• **Supplied data**
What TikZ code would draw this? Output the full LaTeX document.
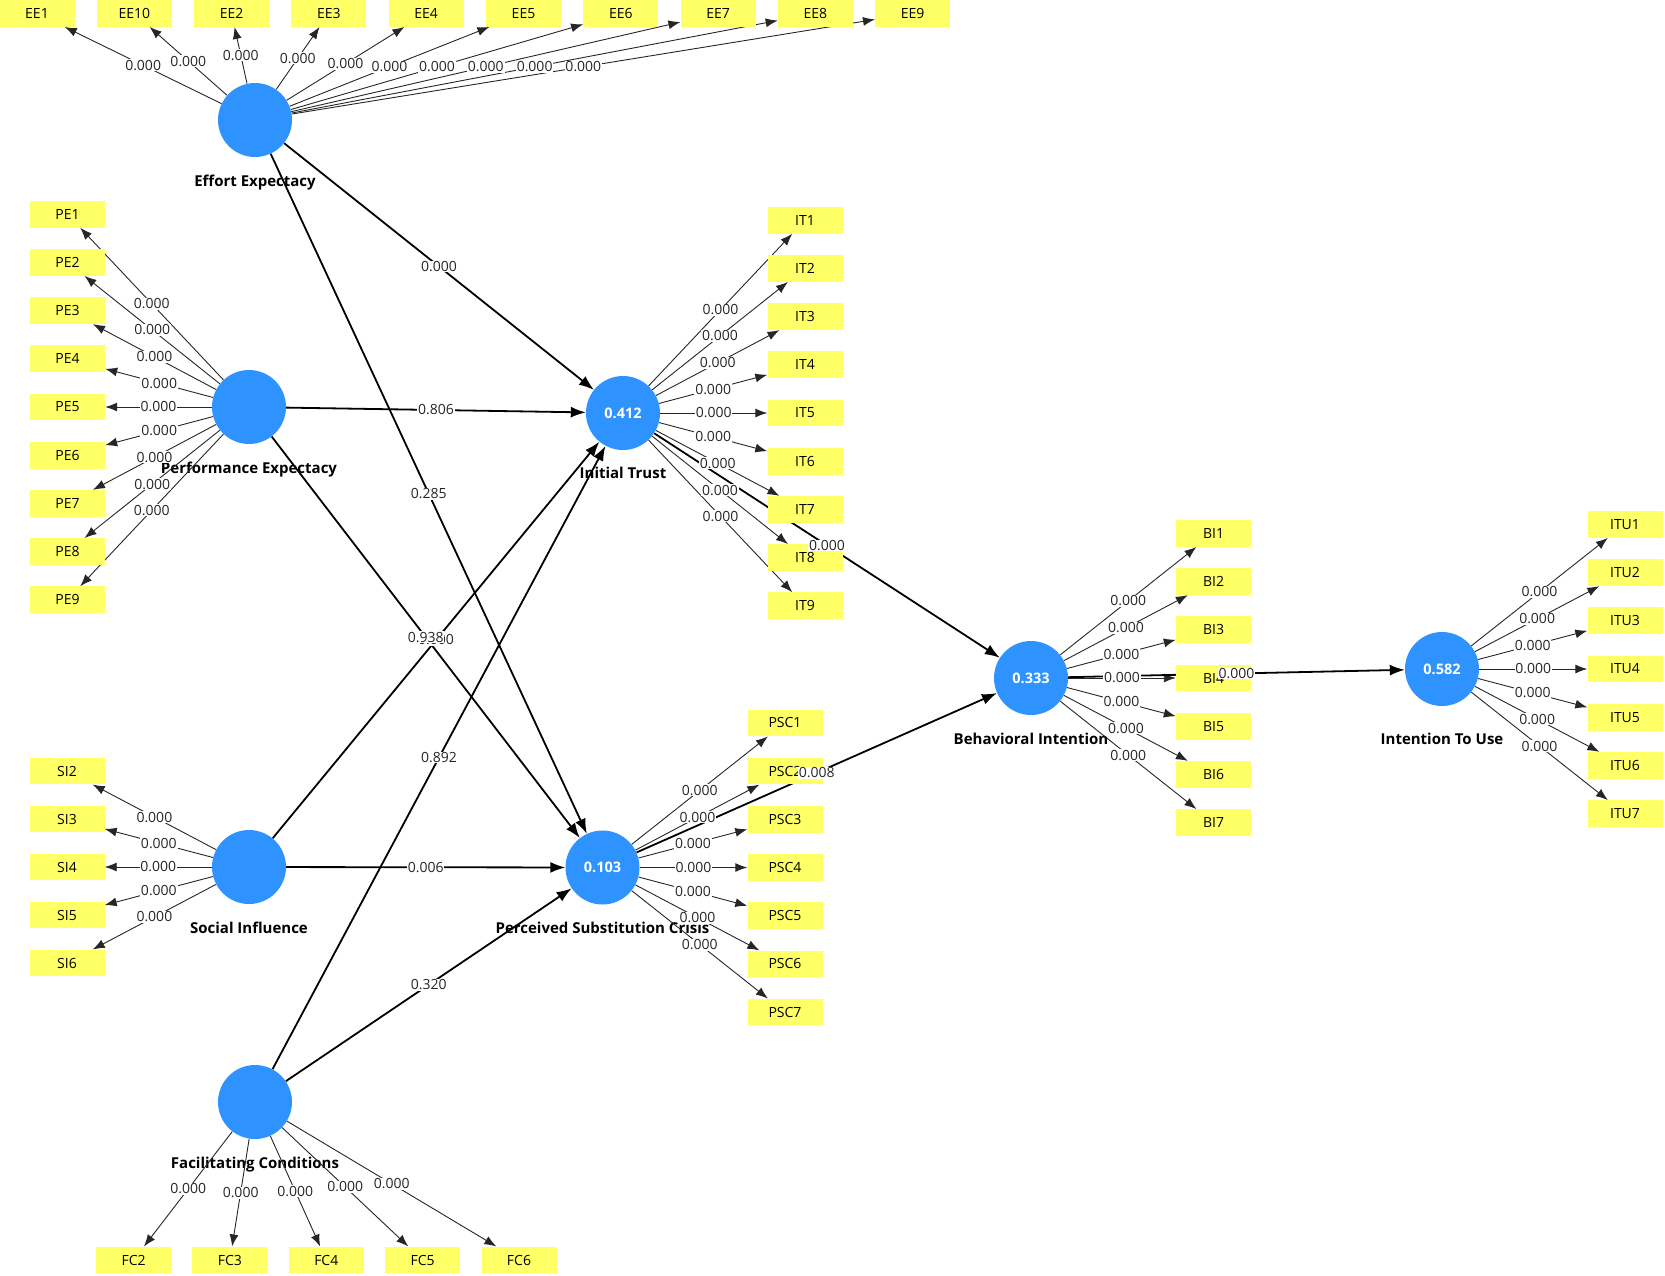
\documentclass[tikz,border=0pt]{standalone}
\usepackage{fontspec}
\setmainfont{Open Sans}
\usepackage{tikz}
\usetikzlibrary{arrows.meta,backgrounds}
\usepackage{xcolor}
\definecolor{lvblue}{RGB}{46,147,255}
\definecolor{mvyellow}{RGB}{255,255,102}

\begin{document}
\begin{tikzpicture}[
  x=1pt, y=-1pt,
  every node/.style={font=\fontsize{14}{16}\selectfont},
  lv/.style={circle,fill=lvblue,minimum size=74pt,inner sep=0pt,text=white,font=\bfseries\fontsize{14.5}{16}\selectfont},
  mv/.style={rectangle,fill=mvyellow,minimum width=75pt,minimum height=26.7pt,inner sep=0pt},
  cname/.style={anchor=base,font=\bfseries\fontsize{15}{17}\selectfont},
  lbl/.style={fill=white,inner sep=0.8pt,text=black!85},
  ld/.style={line width=0.9pt,draw=black!85,-{Latex[length=12pt,width=9pt]}},
  pth/.style={line width=1.8pt,-{Latex[length=15pt,width=11pt]}}
]
  \useasboundingbox (0,0) rectangle (1665,1275);

  \node[lv] (EE) at (255,120) {};
  \node[lv] (PE) at (249,407) {};
  \node[lv] (SI) at (249,867) {};
  \node[lv] (FC) at (255,1102) {};
  \node[lv] (IT) at (623,413) {0.412};
  \node[lv] (PSC) at (602.5,867.5) {0.103};
  \node[lv] (BI) at (1031,678) {0.333};
  \node[lv] (ITU) at (1442,669) {0.582};

  \foreach \n [count=\k from 0] in {1,10,2,3,4,5,6,7,8,9}
    \node[mv] (EE\n) at ({37+97.3*\k},13.4) {EE\n};
  \foreach \i in {1,...,9}
    \node[mv] (PE\i) at (67.5,{407+48.2*(\i-5)}) {PE\i};
  \foreach \i in {2,...,6}
    \node[mv] (SI\i) at (67,{867+48*(\i-4)}) {SI\i};
  \foreach \i in {2,...,6}
    \node[mv] (FC\i) at ({133.6+96.35*(\i-2)},1260) {FC\i};
  \foreach \i in {1,...,9}
    \node[mv] (IT\i) at (805,{413+48.2*(\i-5)}) {IT\i};
  \foreach \i in {1,...,7}
    \node[mv] (PSC\i) at (785,{867.5+48.2*(\i-4)}) {PSC\i};
  \foreach \i in {1,...,7}
    \node[mv] (BI\i) at (1213.5,{678+48.2*(\i-4)}) {BI\i};
  \foreach \i in {1,...,7}
    \node[mv] (ITU\i) at (1625,{669+48.2*(\i-4)}) {ITU\i};

  \begin{scope}[on background layer]
    \node[cname] (EEname) at (255,186) {Effort Expectacy};
    \node[cname] (PEname) at (249,473) {Performance Expectacy};
    \node[cname] (SIname) at (249,933) {Social Influence};
    \node[cname] (FCname) at (255,1168) {Facilitating Conditions};
    \node[cname] (ITname) at (623,478.5) {Initial Trust};
    \node[cname] (PSCname) at (602.5,933.5) {Perceived Substitution Crisis};
    \node[cname] (BIname) at (1031,744) {Behavioral Intention};
    \node[cname] (ITUname) at (1442,744) {Intention To Use};

    \foreach \n in {1,...,10} \draw[ld] (EE) -- (EE\n);
    \foreach \i in {1,...,9} \draw[ld] (PE) -- (PE\i);
    \foreach \i in {2,...,6} \draw[ld] (SI) -- (SI\i);
    \foreach \i in {2,...,6} \draw[ld] (FC) -- (FC\i);
    \foreach \i in {1,...,9} \draw[ld] (IT) -- (IT\i);
    \foreach \i in {1,...,7} \draw[ld] (PSC) -- (PSC\i);
    \foreach \i in {1,...,7} \draw[ld] (BI) -- (BI\i);
    \foreach \i in {1,...,7} \draw[ld] (ITU) -- (ITU\i);
    \foreach \a/\b in {EE/IT,EE/PSC,PE/IT,PE/PSC,SI/IT,SI/PSC,FC/IT,FC/PSC,IT/BI,PSC/BI,BI/ITU}
      \draw[pth] (\a) -- (\b);
  \end{scope}

  \foreach \n in {1,...,10} \path (EE) -- (EE\n) node[lbl,midway] {0.000};
  \foreach \i in {1,...,9} \path (PE) -- (PE\i) node[lbl,midway] {0.000};
  \foreach \i in {2,...,6} \path (SI) -- (SI\i) node[lbl,midway] {0.000};
  \foreach \i in {2,...,6} \path (FC) -- (FC\i) node[lbl,midway] {0.000};
  \foreach \i in {1,...,9} \path (IT) -- (IT\i) node[lbl,midway] {0.000};
  \foreach \i in {1,...,7} \path (PSC) -- (PSC\i) node[lbl,midway] {0.000};
  \foreach \i in {1,...,7} \path (BI) -- (BI\i) node[lbl,midway] {0.000};
  \foreach \i in {1,...,7} \path (ITU) -- (ITU\i) node[lbl,midway] {0.000};
  \foreach \a/\b/\v in {EE/IT/0.000,EE/PSC/0.285,PE/IT/0.806,SI/IT/0.000,PE/PSC/0.938,
      SI/PSC/0.006,FC/IT/0.892,FC/PSC/0.320,IT/BI/0.000,PSC/BI/0.008,BI/ITU/0.000}
    \path (\a) -- (\b) node[lbl,midway] {\v};
\end{tikzpicture}
\end{document}
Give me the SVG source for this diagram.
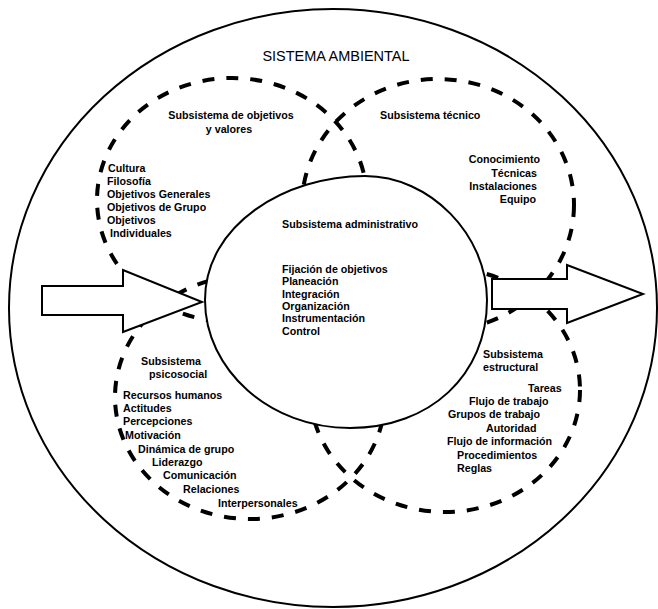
<svg xmlns="http://www.w3.org/2000/svg" width="658" height="609" viewBox="0 0 658 609">
<style>
.t{font-family:"Liberation Sans",Arial,Helvetica,sans-serif;font-size:10.7px;font-weight:bold;fill:#000}
.title{font-family:"Liberation Sans",Arial,Helvetica,sans-serif;font-size:14.5px;fill:#000}
.dash{fill:none;stroke:#000;stroke-width:4;stroke-dasharray:12 12}
.solid{fill:none;stroke:#000;stroke-width:2}
.filled{fill:#fff;stroke:#000;stroke-width:2;stroke-linejoin:miter}
.e{text-anchor:end}
.m{text-anchor:middle}
</style>
<rect x="0" y="0" width="658" height="609" fill="#fff"/>
<g id="sistema-ambiental">
<ellipse class="solid" cx="333" cy="308" rx="324" ry="299"/>
<text class="title m" x="336" y="61">SISTEMA  AMBIENTAL</text>
</g>
<g id="subsistema-objetivos">
<ellipse class="dash" cx="232" cy="200" rx="135" ry="122"/>
<text class="t m" x="231" y="119">Subsistema de objetivos</text>
<text class="t m" x="229" y="133">y valores</text>
<text class="t" x="108" y="172">Cultura</text>
<text class="t" x="107" y="185">Filosofía</text>
<text class="t" x="107" y="198">Objetivos Generales</text>
<text class="t" x="107" y="211">Objetivos de Grupo</text>
<text class="t" x="107" y="224">Objetivos</text>
<text class="t" x="110" y="237">Individuales</text>
</g>
<g id="subsistema-tecnico">
<ellipse class="dash" cx="438" cy="205" rx="136" ry="126"/>
<text class="t" x="380" y="119">Subsistema técnico</text>
<text class="t e" x="540" y="163">Conocimiento</text>
<text class="t e" x="537" y="176.5">Técnicas</text>
<text class="t e" x="537" y="190">Instalaciones</text>
<text class="t e" x="536" y="203">Equipo</text>
</g>
<g id="subsistema-psicosocial">
<ellipse class="dash" cx="250" cy="397" rx="135" ry="122"/>
<text class="t" x="141" y="365">Subsistema</text>
<text class="t" x="149" y="378">psicosocial</text>
<text class="t" x="123" y="399">Recursos humanos</text>
<text class="t" x="123" y="412">Actitudes</text>
<text class="t" x="123" y="425">Percepciones</text>
<text class="t" x="125" y="439">Motivación</text>
<text class="t" x="138" y="453">Dinámica de grupo</text>
<text class="t" x="152" y="466">Liderazgo</text>
<text class="t" x="163" y="479">Comunicación</text>
<text class="t" x="183" y="493">Relaciones</text>
<text class="t" x="218" y="507">Interpersonales</text>
</g>
<g id="subsistema-estructural">
<ellipse class="dash" cx="445" cy="390" rx="135" ry="122"/>
<text class="t" x="483" y="358">Subsistema</text>
<text class="t" x="483" y="371">estructural</text>
<text class="t" x="528" y="392">Tareas</text>
<text class="t" x="469" y="405">Flujo de trabajo</text>
<text class="t" x="448" y="418">Grupos de trabajo</text>
<text class="t" x="486" y="432">Autoridad</text>
<text class="t" x="447" y="445">Flujo de información</text>
<text class="t" x="457" y="459">Procedimientos</text>
<text class="t" x="457" y="472">Reglas</text>
</g>
<g id="subsistema-administrativo">
<path class="filled" d="M205,300 C205,225 285,176 365,176 C430,176 487,235 487,300 C487,375 430,428 350,428 C270,428 205,370 205,300 Z"/>
<text class="t" x="282" y="228">Subsistema administrativo</text>
<text class="t" x="282" y="273">Fijación de objetivos</text>
<text class="t" x="282" y="285.3">Planeación</text>
<text class="t" x="282" y="297.6">Integración</text>
<text class="t" x="282" y="309.9">Organización</text>
<text class="t" x="282" y="322.2">Instrumentación</text>
<text class="t" x="282" y="334.5">Control</text>
</g>
<g id="connectors">
<polygon id="entrada" class="filled" points="42,286 123,286 123,270 202,302 123,332 123,315 42,315"/>
<polygon id="salida" class="filled" points="492,279 567,279 567,265 643,294 567,323 567,309 492,309"/>
</g>
</svg>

• **Written request**
Give the lines again word for word, from the start of the records to the line holding "(ITU) at (1442,669)", both included, and leave out any picture.

• **Solved exercise**
What TikZ code would draw this? Output the full LaTeX document.
\documentclass[tikz,border=0pt]{standalone}
\usepackage{fontspec}
\setmainfont{Open Sans}
\usepackage{tikz}
\usetikzlibrary{arrows.meta,backgrounds}
\usepackage{xcolor}
\definecolor{lvblue}{RGB}{46,147,255}
\definecolor{mvyellow}{RGB}{255,255,102}

\begin{document}
\begin{tikzpicture}[
  x=1pt, y=-1pt,
  every node/.style={font=\fontsize{14}{16}\selectfont},
  lv/.style={circle,fill=lvblue,minimum size=74pt,inner sep=0pt,text=white,font=\bfseries\fontsize{14.5}{16}\selectfont},
  mv/.style={rectangle,fill=mvyellow,minimum width=75pt,minimum height=26.7pt,inner sep=0pt},
  cname/.style={anchor=base,font=\bfseries\fontsize{15}{17}\selectfont},
  lbl/.style={fill=white,inner sep=0.8pt,text=black!85},
  ld/.style={line width=0.9pt,draw=black!85,-{Latex[length=12pt,width=9pt]}},
  pth/.style={line width=1.8pt,-{Latex[length=15pt,width=11pt]}}
]
  \useasboundingbox (0,0) rectangle (1665,1275);

  \node[lv] (EE) at (255,120) {};
  \node[lv] (PE) at (249,407) {};
  \node[lv] (SI) at (249,867) {};
  \node[lv] (FC) at (255,1102) {};
  \node[lv] (IT) at (623,413) {0.412};
  \node[lv] (PSC) at (602.5,867.5) {0.103};
  \node[lv] (BI) at (1031,678) {0.333};
  \node[lv] (ITU) at (1442,669) {0.582};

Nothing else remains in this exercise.